GLOBAL MAGNETIC PATTERNS IN THE MILKY-WAY AND THE ANDROMEDA NEBULA

A non-linear, thin-disc galactic dynamo model based on alpha-quenching is proposed. Assuming that the mean helicity depends on the magnetic field strength averaged across the disc, we derive a universal form of non-linearity in the radial dynamo equation. We apply our model to the Milky Way and the Andromeda nebula to study the origin of reversals, along the radius, of the regular magnetic field, and to obtain constraints on the geometrical shape and thickness of the magnetoionic layer. The reversals are shown to be a relic inherited from the structure of the seed field, which can survive provided that the dynamo is strong enough. The dynamo efficiency increases with the half-thickness of the magnetoionic layer, h, for moderate values of the latter. The presence of the reversal between the Orion and Sagittarius spiral arms in the Galaxy and of the magnetic ring in M31 can be used to obtain certain bounds on h. For the galactocentric distance r = 10 kpc. we obtain 350 less than or similar h less than or similar 1500 pc in the Galaxy and 350 less than or similar h less than or similar 450 pc in M31 if the seed field for the dynamo is produced within the galaxies bv interstellar turbulence.

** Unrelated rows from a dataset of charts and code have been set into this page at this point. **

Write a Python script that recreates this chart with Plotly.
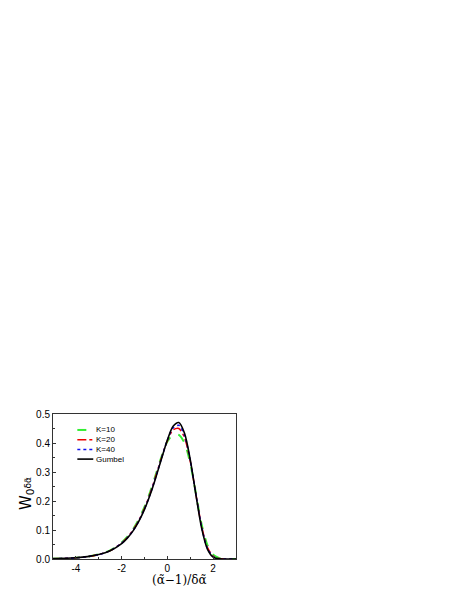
import plotly.graph_objects as go

# x positions in units of (alpha~ - 1)/delta alpha~
x_vals = [-5, -4.5, -4, -3.5, -3, -2.5, -2, -1.75, -1.5, -1.25, -1, -0.75, -0.5,
          -0.25, 0, 0.25, 0.5, 0.75, 1, 1.25, 1.5, 1.75, 2, 2.25, 2.5, 3]

k10 = [0.001, 0.002, 0.004, 0.008, 0.016, 0.030, 0.057, 0.077, 0.103, 0.137, 0.180,
       0.232, 0.293, 0.354, 0.405, 0.428, 0.428, 0.400, 0.330, 0.225, 0.118, 0.048,
       0.015, 0.004, 0.001, 0.0]
k20 = [0.001, 0.002, 0.004, 0.008, 0.0155, 0.029, 0.055, 0.074, 0.100, 0.133, 0.175,
       0.227, 0.288, 0.351, 0.408, 0.445, 0.450, 0.418, 0.337, 0.222, 0.112, 0.040,
       0.010, 0.002, 0.0, 0.0]
k40 = [0.001, 0.002, 0.004, 0.008, 0.0153, 0.0287, 0.054, 0.073, 0.098, 0.131, 0.173,
       0.224, 0.285, 0.349, 0.410, 0.452, 0.461, 0.426, 0.340, 0.221, 0.109, 0.037,
       0.008, 0.001, 0.0, 0.0]
gumbel = [0.0012, 0.0023, 0.0043, 0.0081, 0.0152, 0.0285, 0.0531, 0.0719, 0.0969,
          0.1295, 0.1709, 0.2222, 0.2822, 0.3477, 0.4106, 0.4577, 0.4707, 0.4336,
          0.3428, 0.2199, 0.1056, 0.0341, 0.0064, 0.0006, 0.0, 0.0]

series = [
    ('K=10', k10, dict(color='#33ee33', width=2, dash='dash')),
    ('K=20', k20, dict(color='#ee0000', width=1.5, dash='dashdot')),
    ('K=40', k40, dict(color='#1010ee', width=1.5, dash='dot')),
    ('Gumbel', gumbel, dict(color='black', width=1.6, dash='solid')),
]

fig = go.Figure()
for name, vals, line in series:
    fig.add_trace(go.Scatter(x=x_vals, y=vals, mode='lines', name=name, showlegend=False,
                             line=dict(shape='spline', smoothing=0.8, **line)))

# hand-drawn legend (plotly's own legend rows are too tall for this small figure)
legend_top = 0.89
legend_step = 0.067
for i, (name, vals, line) in enumerate(series):
    yy = legend_top - i * legend_step
    fig.add_shape(type='line', xref='paper', yref='paper', x0=0.133, x1=0.22, y0=yy, y1=yy,
                  line=dict(color=line['color'], width=line['width'], dash=line['dash']))
    fig.add_annotation(text=name, xref='paper', yref='paper', x=0.225, y=yy,
                       xanchor='left', yanchor='middle', showarrow=False,
                       font=dict(family='Arial', size=8, color='black'))

axis_style = dict(showline=True, linecolor='#333333', linewidth=1, mirror=True,
                  ticks='inside', ticklen=3, tickcolor='#333333', showgrid=False,
                  zeroline=False, tickfont=dict(family='Arial', size=10, color='black'))

# the page body adds an 8px margin, so the figure is 8px smaller than the window
fig.update_layout(
    width=455, height=591,
    margin=dict(l=45, r=227, t=406, b=40, autoexpand=False),
    plot_bgcolor='white', paper_bgcolor='white',
    showlegend=False,
    xaxis=dict(range=[-5, 3], tickvals=[-4, -2, 0, 2], ticktext=['-4', '-2', '0', '2'],
               minor=dict(ticks='inside', ticklen=2, dtick=1, tickcolor='#333333'),
               **axis_style),
    yaxis=dict(range=[0, 0.5], tickvals=[0, 0.1, 0.2, 0.3, 0.4, 0.5],
               ticktext=['0.0', '0.1', '0.2', '0.3', '0.4', '0.5'],
               minor=dict(ticks='inside', ticklen=2, dtick=0.05, tickcolor='#333333'),
               **axis_style),
)

fig.add_annotation(text='(α\u0303\u22121)/δα\u0303', x=0.55, xref='x', y=-0.08, yref='paper',
                   yanchor='top', showarrow=False,
                   font=dict(family='DejaVu Serif', size=12, color='black'))
fig.add_annotation(text='W<sub>0</sub><span style="font-size:9px">δα\u0303</span>',
                   x=-0.085, xref='paper', xanchor='right', y=0.455, yref='paper',
                   textangle=-90, showarrow=False,
                   font=dict(family='DejaVu Sans', size=15, color='black'))

fig.write_html('out.html')
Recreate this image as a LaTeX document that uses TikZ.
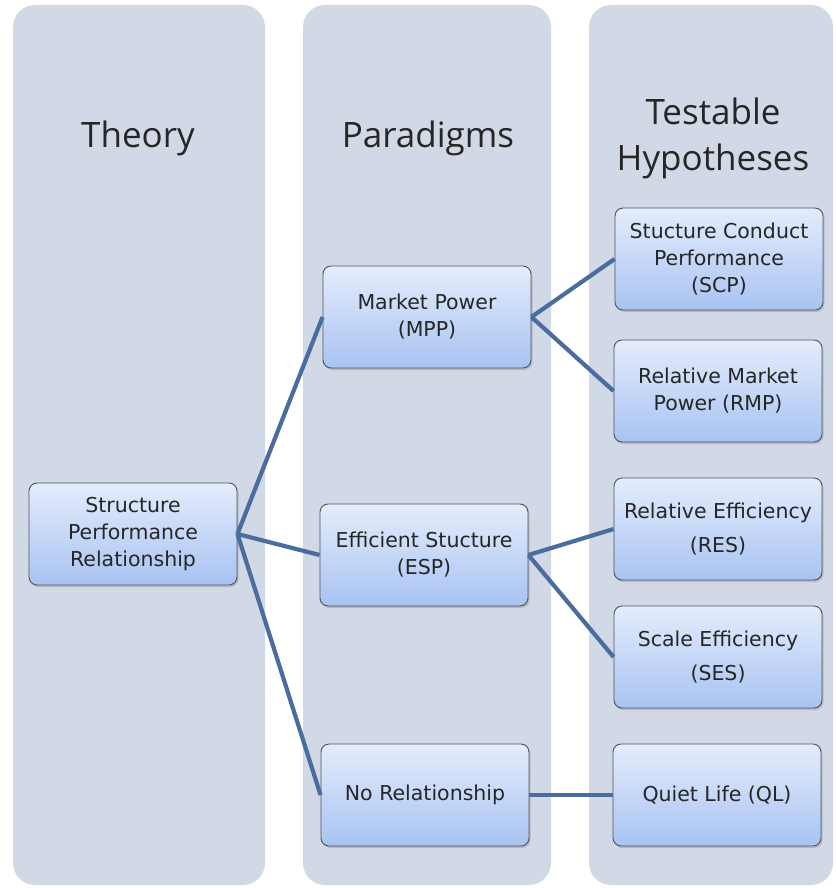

The quasi-stationary number of the reversals and their positions are controlled by the radial profiles of the galactic rotation velocity, disc thickness and gas density. All extra reversals in the seed field are rapidly washed out by magnetic diffusion. It is shown that the thickness of the magnetoionic disc must increase monotonically with the galactocentric distance in M31, unlike the H I layer thickness that remains constant at moderate r.